Instagram for Mongo

When Instagram finally released an app for Windows phone­, a year after its release on iPhone and Android, it was missing perhaps its most important feature — the ability to take a picture within the app. Instagram explained they wanted to get the app to users as quickly as possible, and although a few features were missing, they assured everyone these features would come in a future release. Welcome to the new paradigm of shipping software to the cloud.

When I started in Test, we shipped our products on DVD. If a feature was missing or broken, the customer either had to wait for a new DVD (which might take a year or three) or download and install a service pack. Today, our software is a service (Saas). We ship to the cloud, and all customers are upgraded at once. For the Instagram app, the software is upgraded in the cloud, customers are automatically notified, and they can upgrade their phone with a single click.

Mongo likes Instagram.

Mongo likes Instagram.

In both cases, updating software is easier than ever. This allows companies to get their products to market quicker than ever. There’s no longer a need to develop an entire product before shipping. You can develop a small feature set, possibly with some known (but benign) bugs, and then iterate, adding new scenarios and fixing bugs.

In How Google Tests Software, James Whittaker explains that Google rarely ships a large set of features at once. Instead, they build the core of the product and release it the moment it’s useful to as many customers as possible. Whittaker calls this the “minimal useful product”. Then they iterate on this first version. Sometimes Google ships these early versions with a Beta tag, as they did with Android and Gmail, which kept its Beta tag for 4 years.

When I first read Whittaker’s book, I had a hard time accepting you should release what’s essentially an unfinished product. But I hadn’t worked on a cloud service yet, either. Now that I’ve done so for a few years, I’m convinced this is the right approach. This process can benefit everyone affected by the product, from your customers, to your management, to your (wait for it) self.

Customers

  1. By shipping your core scenarios as soon as they’re ready, customers can take advantage of them without waiting for less important scenarios to be developed.

    I worked on a project where the highest priority was to expose a set of data in our UI. We completed this in about two weeks. We knew, however, some customers needed to edit this data, and not just see it. So we decided to ship only after the read/write functionality was complete. Competing priorities and unexpected complications made this project take longer than expected. As a result, customers didn’t get their highest-priority scenario, the ability to simply view the data, for 2 months, rather than 2 weeks.

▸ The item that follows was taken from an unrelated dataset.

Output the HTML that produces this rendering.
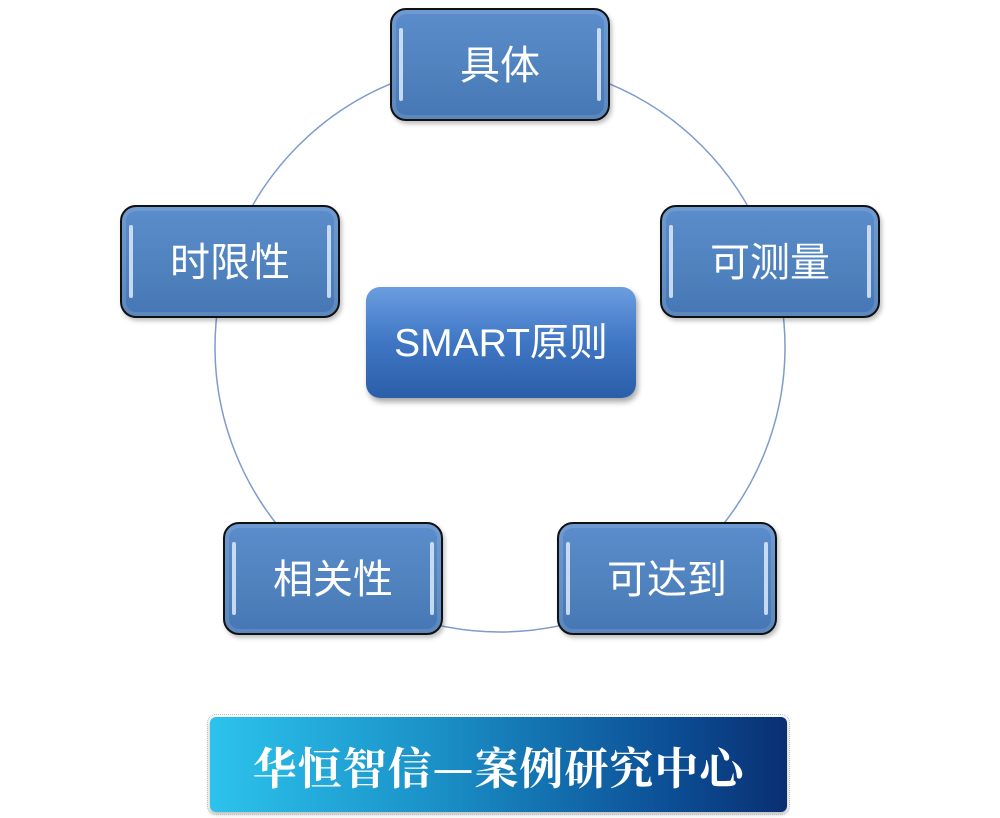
<!DOCTYPE html>
<html><head><meta charset="utf-8"><style>
body{margin:0;width:1000px;height:818px;background:#fff;position:relative;overflow:hidden;font-family:"Liberation Sans","Noto Sans CJK SC",sans-serif}
.b{position:absolute;width:216px;height:109px;border:2px solid #111;border-radius:16px;background:linear-gradient(#5b8dcc,#4f81bd 60%,#4677b5);color:#fff;font-size:40px;display:flex;align-items:center;justify-content:center;padding-bottom:5px;box-sizing:border-box;width:220px;height:113px;box-shadow:inset 0 0 0 4px rgba(255,255,255,.12),2px 3px 4px rgba(0,0,0,.25)}
.b:before,.b:after{content:"";position:absolute;top:18px;bottom:18px;width:4px;border-radius:2px;background:rgba(230,240,255,.8)}
.b:before{left:7px}.b:after{right:7px}
.c{position:absolute;left:366px;top:287px;width:270px;height:111px;border-radius:14px;background:linear-gradient(#6a9ee0,#3f76c4 50%,#2b5ea8);color:#fff;font-size:39px;display:flex;align-items:center;justify-content:center;padding-bottom:6px;box-sizing:border-box;box-shadow:2px 4px 6px rgba(0,0,0,.35)}
.ban{position:absolute;left:210px;top:717px;width:577px;height:95px;border-radius:6px;background:linear-gradient(90deg,#2cc3ec,#1a8fc6 40%,#0c4e95 80%,#0a2f72);color:#fff;font-family:"Noto Serif CJK SC",serif;font-weight:bold;font-size:44px;display:flex;align-items:center;justify-content:center;letter-spacing:1px;box-shadow:0 2px 4px rgba(0,0,0,.3);outline:1px dotted #bbb;outline-offset:2px}
</style></head><body>
<svg width="1000" height="818" style="position:absolute;left:0;top:0"><circle cx="500" cy="347" r="285" fill="none" stroke="#7d9ccc" stroke-width="1.5"/></svg>
<div class="b" style="left:390px;top:8px">具体</div>
<div class="b" style="left:120px;top:205px">时限性</div>
<div class="b" style="left:660px;top:205px">可测量</div>
<div class="b" style="left:223px;top:522px">相关性</div>
<div class="b" style="left:557px;top:522px">可达到</div>
<div class="c">SMART原则</div>
<div class="ban">华恒智信—案例研究中心</div>
</body></html>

  2. When a product is large and complex, scenarios can go untested due to either oversight or test debt. With a smaller feature set, it’s less likely you’ll overlook scenarios. And with this approach, there shouldn’t be any test debt. Remember, Whittaker is not saying to release a buggy product with a lot of features, and then iterate fixing the bugs. He’s saying to ship a high-quality product with a small feature set, and iterate by adding features.
  3. Many SaaS bugs are due to deployment and scale issues, rather than functional issues. Using an iterative approach, you’ll find and address these bugs quickly because you’re releasing features quickly. By the time you’re developing the last feature, you’ll hopefully have addressed all these issues.
  4. Similarly, you’ll be able to incorporate customer feedback into the product before the last feature has even been developed.
  5. Customers like to get updates! On my phone, I have some apps that are updated every few weeks, and others that are updated twice a year. Sure, it’s possible the apps modified twice a year are actually getting bigger updates than the ones updated often, but it sure doesn’t feel that way.

Management

  1. This approach gets new features to market quicker, giving your company a competitive advantage over, well, your competitors.
  2. By releasing smaller, high-quality features, fewer bugs will be found by customers. And bugs reported by customers tend to be highly visible to, and frowned upon by, management.

You

  1. If you work on a cloud product, there’s undoubtedly an on-call team supporting it. You’re probably part of it. By releasing smaller feature sets with fewer bugs, the on-call team will receive fewer customer escalations, and be woken up fewer times at night. You’re welcome.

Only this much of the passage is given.